# What is asked
Write the data out again exactly, with no pictures.

# Data extract
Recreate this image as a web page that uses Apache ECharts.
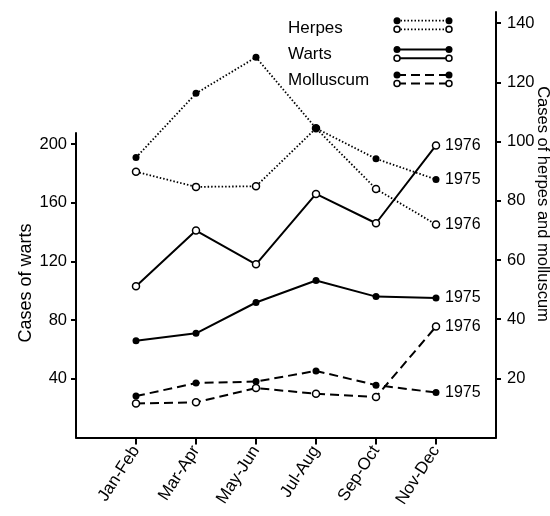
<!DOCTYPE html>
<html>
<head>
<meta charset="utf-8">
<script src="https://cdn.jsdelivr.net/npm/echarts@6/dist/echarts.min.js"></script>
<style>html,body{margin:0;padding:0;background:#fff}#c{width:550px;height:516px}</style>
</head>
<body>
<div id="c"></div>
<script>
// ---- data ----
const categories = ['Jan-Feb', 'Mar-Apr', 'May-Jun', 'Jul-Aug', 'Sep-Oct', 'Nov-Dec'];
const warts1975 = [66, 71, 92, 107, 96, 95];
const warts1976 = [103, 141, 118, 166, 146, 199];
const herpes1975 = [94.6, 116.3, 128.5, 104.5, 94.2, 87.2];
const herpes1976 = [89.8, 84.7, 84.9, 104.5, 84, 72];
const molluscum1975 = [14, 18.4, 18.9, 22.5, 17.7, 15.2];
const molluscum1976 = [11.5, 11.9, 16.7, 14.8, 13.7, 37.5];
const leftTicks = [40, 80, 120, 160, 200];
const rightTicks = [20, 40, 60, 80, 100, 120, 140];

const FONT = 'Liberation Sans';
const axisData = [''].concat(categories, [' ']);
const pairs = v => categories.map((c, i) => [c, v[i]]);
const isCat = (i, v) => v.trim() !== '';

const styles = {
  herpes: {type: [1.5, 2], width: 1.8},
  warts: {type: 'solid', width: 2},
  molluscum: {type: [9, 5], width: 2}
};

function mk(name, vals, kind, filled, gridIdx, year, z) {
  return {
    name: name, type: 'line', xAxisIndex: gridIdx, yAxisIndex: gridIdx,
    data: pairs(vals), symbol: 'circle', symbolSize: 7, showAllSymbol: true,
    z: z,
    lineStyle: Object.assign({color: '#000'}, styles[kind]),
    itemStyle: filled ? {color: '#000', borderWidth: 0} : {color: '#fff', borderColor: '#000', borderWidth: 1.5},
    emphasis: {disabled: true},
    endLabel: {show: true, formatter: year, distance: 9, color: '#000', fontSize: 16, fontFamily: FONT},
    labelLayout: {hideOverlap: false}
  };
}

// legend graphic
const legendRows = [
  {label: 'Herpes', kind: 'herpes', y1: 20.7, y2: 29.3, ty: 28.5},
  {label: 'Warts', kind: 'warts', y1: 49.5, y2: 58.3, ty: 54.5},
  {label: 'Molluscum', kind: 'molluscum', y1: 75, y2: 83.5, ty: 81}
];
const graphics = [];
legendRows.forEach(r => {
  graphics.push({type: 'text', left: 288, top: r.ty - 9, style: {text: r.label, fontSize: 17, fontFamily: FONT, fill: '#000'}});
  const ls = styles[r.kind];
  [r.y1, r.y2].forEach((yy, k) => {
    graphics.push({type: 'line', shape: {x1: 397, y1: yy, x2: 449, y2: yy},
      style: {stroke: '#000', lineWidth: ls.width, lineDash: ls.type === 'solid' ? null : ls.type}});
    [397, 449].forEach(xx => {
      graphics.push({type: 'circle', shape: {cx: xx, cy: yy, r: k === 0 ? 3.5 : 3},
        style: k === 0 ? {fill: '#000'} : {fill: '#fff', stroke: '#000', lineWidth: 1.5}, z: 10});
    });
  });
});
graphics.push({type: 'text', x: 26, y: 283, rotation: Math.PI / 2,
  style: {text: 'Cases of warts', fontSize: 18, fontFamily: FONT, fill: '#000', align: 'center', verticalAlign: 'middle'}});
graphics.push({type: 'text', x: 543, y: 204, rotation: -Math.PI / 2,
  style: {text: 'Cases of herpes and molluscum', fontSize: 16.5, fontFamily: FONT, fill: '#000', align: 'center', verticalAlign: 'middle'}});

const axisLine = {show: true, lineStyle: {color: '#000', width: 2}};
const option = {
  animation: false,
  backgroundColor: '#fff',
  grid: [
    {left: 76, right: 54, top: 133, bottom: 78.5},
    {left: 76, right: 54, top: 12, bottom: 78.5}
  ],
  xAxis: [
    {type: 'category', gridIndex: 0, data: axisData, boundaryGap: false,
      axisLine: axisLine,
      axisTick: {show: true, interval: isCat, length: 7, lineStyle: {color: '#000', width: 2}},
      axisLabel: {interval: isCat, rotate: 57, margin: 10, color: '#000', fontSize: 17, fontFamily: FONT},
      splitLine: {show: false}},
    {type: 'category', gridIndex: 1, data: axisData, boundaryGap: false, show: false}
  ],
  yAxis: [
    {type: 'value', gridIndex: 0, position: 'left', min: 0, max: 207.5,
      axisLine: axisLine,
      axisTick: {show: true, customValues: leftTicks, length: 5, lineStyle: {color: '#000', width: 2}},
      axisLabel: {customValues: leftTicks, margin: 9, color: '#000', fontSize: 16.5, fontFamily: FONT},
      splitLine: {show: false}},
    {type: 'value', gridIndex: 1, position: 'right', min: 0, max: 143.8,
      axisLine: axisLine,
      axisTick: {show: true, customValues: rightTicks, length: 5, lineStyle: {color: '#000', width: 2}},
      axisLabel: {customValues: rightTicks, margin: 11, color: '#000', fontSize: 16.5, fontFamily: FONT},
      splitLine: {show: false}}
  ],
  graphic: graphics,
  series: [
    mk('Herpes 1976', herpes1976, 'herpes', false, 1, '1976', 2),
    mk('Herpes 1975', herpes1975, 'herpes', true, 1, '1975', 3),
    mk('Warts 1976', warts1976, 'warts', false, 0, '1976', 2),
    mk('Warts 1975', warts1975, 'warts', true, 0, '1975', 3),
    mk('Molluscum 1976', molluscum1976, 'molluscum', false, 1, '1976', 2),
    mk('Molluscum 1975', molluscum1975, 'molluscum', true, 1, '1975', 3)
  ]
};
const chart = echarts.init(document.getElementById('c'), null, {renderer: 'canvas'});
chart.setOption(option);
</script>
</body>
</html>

# Expected answer
Recreate this image as a web page that uses Apache ECharts.
<!DOCTYPE html>
<html>
<head>
<meta charset="utf-8">
<script src="https://cdn.jsdelivr.net/npm/echarts@6/dist/echarts.min.js"></script>
<style>html,body{margin:0;padding:0;background:#fff}#c{width:550px;height:516px}</style>
</head>
<body>
<div id="c"></div>
<script>
// ---- data ----
const categories = ['Jan-Feb', 'Mar-Apr', 'May-Jun', 'Jul-Aug', 'Sep-Oct', 'Nov-Dec'];
const warts1975 = [66, 71, 92, 107, 96, 95];
const warts1976 = [103, 141, 118, 166, 146, 199];
const herpes1975 = [94.6, 116.3, 128.5, 104.5, 94.2, 87.2];
const herpes1976 = [89.8, 84.7, 84.9, 104.5, 84, 72];
const molluscum1975 = [14, 18.4, 18.9, 22.5, 17.7, 15.2];
const molluscum1976 = [11.5, 11.9, 16.7, 14.8, 13.7, 37.5];
const leftTicks = [40, 80, 120, 160, 200];
const rightTicks = [20, 40, 60, 80, 100, 120, 140];

const FONT = 'Liberation Sans';
const axisData = [''].concat(categories, [' ']);
const pairs = v => categories.map((c, i) => [c, v[i]]);
const isCat = (i, v) => v.trim() !== '';

const styles = {
  herpes: {type: [1.5, 2], width: 1.8},
  warts: {type: 'solid', width: 2},
  molluscum: {type: [9, 5], width: 2}
};

function mk(name, vals, kind, filled, gridIdx, year, z) {
  return {
    name: name, type: 'line', xAxisIndex: gridIdx, yAxisIndex: gridIdx,
    data: pairs(vals), symbol: 'circle', symbolSize: 7, showAllSymbol: true,
    z: z,
    lineStyle: Object.assign({color: '#000'}, styles[kind]),
    itemStyle: filled ? {color: '#000', borderWidth: 0} : {color: '#fff', borderColor: '#000', borderWidth: 1.5},
    emphasis: {disabled: true},
    endLabel: {show: true, formatter: year, distance: 9, color: '#000', fontSize: 16, fontFamily: FONT},
    labelLayout: {hideOverlap: false}
  };
}

// legend graphic
const legendRows = [
  {label: 'Herpes', kind: 'herpes', y1: 20.7, y2: 29.3, ty: 28.5},
  {label: 'Warts', kind: 'warts', y1: 49.5, y2: 58.3, ty: 54.5},
  {label: 'Molluscum', kind: 'molluscum', y1: 75, y2: 83.5, ty: 81}
];
const graphics = [];
legendRows.forEach(r => {
  graphics.push({type: 'text', left: 288, top: r.ty - 9, style: {text: r.label, fontSize: 17, fontFamily: FONT, fill: '#000'}});
  const ls = styles[r.kind];
  [r.y1, r.y2].forEach((yy, k) => {
    graphics.push({type: 'line', shape: {x1: 397, y1: yy, x2: 449, y2: yy},
      style: {stroke: '#000', lineWidth: ls.width, lineDash: ls.type === 'solid' ? null : ls.type}});
    [397, 449].forEach(xx => {
      graphics.push({type: 'circle', shape: {cx: xx, cy: yy, r: k === 0 ? 3.5 : 3},
        style: k === 0 ? {fill: '#000'} : {fill: '#fff', stroke: '#000', lineWidth: 1.5}, z: 10});
    });
  });
});
graphics.push({type: 'text', x: 26, y: 283, rotation: Math.PI / 2,
  style: {text: 'Cases of warts', fontSize: 18, fontFamily: FONT, fill: '#000', align: 'center', verticalAlign: 'middle'}});
graphics.push({type: 'text', x: 543, y: 204, rotation: -Math.PI / 2,
  style: {text: 'Cases of herpes and molluscum', fontSize: 16.5, fontFamily: FONT, fill: '#000', align: 'center', verticalAlign: 'middle'}});

const axisLine = {show: true, lineStyle: {color: '#000', width: 2}};
const option = {
  animation: false,
  backgroundColor: '#fff',
  grid: [
    {left: 76, right: 54, top: 133, bottom: 78.5},
    {left: 76, right: 54, top: 12, bottom: 78.5}
  ],
  xAxis: [
    {type: 'category', gridIndex: 0, data: axisData, boundaryGap: false,
      axisLine: axisLine,
      axisTick: {show: true, interval: isCat, length: 7, lineStyle: {color: '#000', width: 2}},
      axisLabel: {interval: isCat, rotate: 57, margin: 10, color: '#000', fontSize: 17, fontFamily: FONT},
      splitLine: {show: false}},
    {type: 'category', gridIndex: 1, data: axisData, boundaryGap: false, show: false}
  ],
  yAxis: [
    {type: 'value', gridIndex: 0, position: 'left', min: 0, max: 207.5,
      axisLine: axisLine,
      axisTick: {show: true, customValues: leftTicks, length: 5, lineStyle: {color: '#000', width: 2}},
      axisLabel: {customValues: leftTicks, margin: 9, color: '#000', fontSize: 16.5, fontFamily: FONT},
      splitLine: {show: false}},
    {type: 'value', gridIndex: 1, position: 'right', min: 0, max: 143.8,
      axisLine: axisLine,
      axisTick: {show: true, customValues: rightTicks, length: 5, lineStyle: {color: '#000', width: 2}},
      axisLabel: {customValues: rightTicks, margin: 11, color: '#000', fontSize: 16.5, fontFamily: FONT},
      splitLine: {show: false}}
  ],
  graphic: graphics,
  series: [
    mk('Herpes 1976', herpes1976, 'herpes', false, 1, '1976', 2),
    mk('Herpes 1975', herpes1975, 'herpes', true, 1, '1975', 3),
    mk('Warts 1976', warts1976, 'warts', false, 0, '1976', 2),
    mk('Warts 1975', warts1975, 'warts', true, 0, '1975', 3),
    mk('Molluscum 1976', molluscum1976, 'molluscum', false, 1, '1976', 2),
    mk('Molluscum 1975', molluscum1975, 'molluscum', true, 1, '1975', 3)
  ]
};
const chart = echarts.init(document.getElementById('c'), null, {renderer: 'canvas'});
chart.setOption(option);
</script>
</body>
</html>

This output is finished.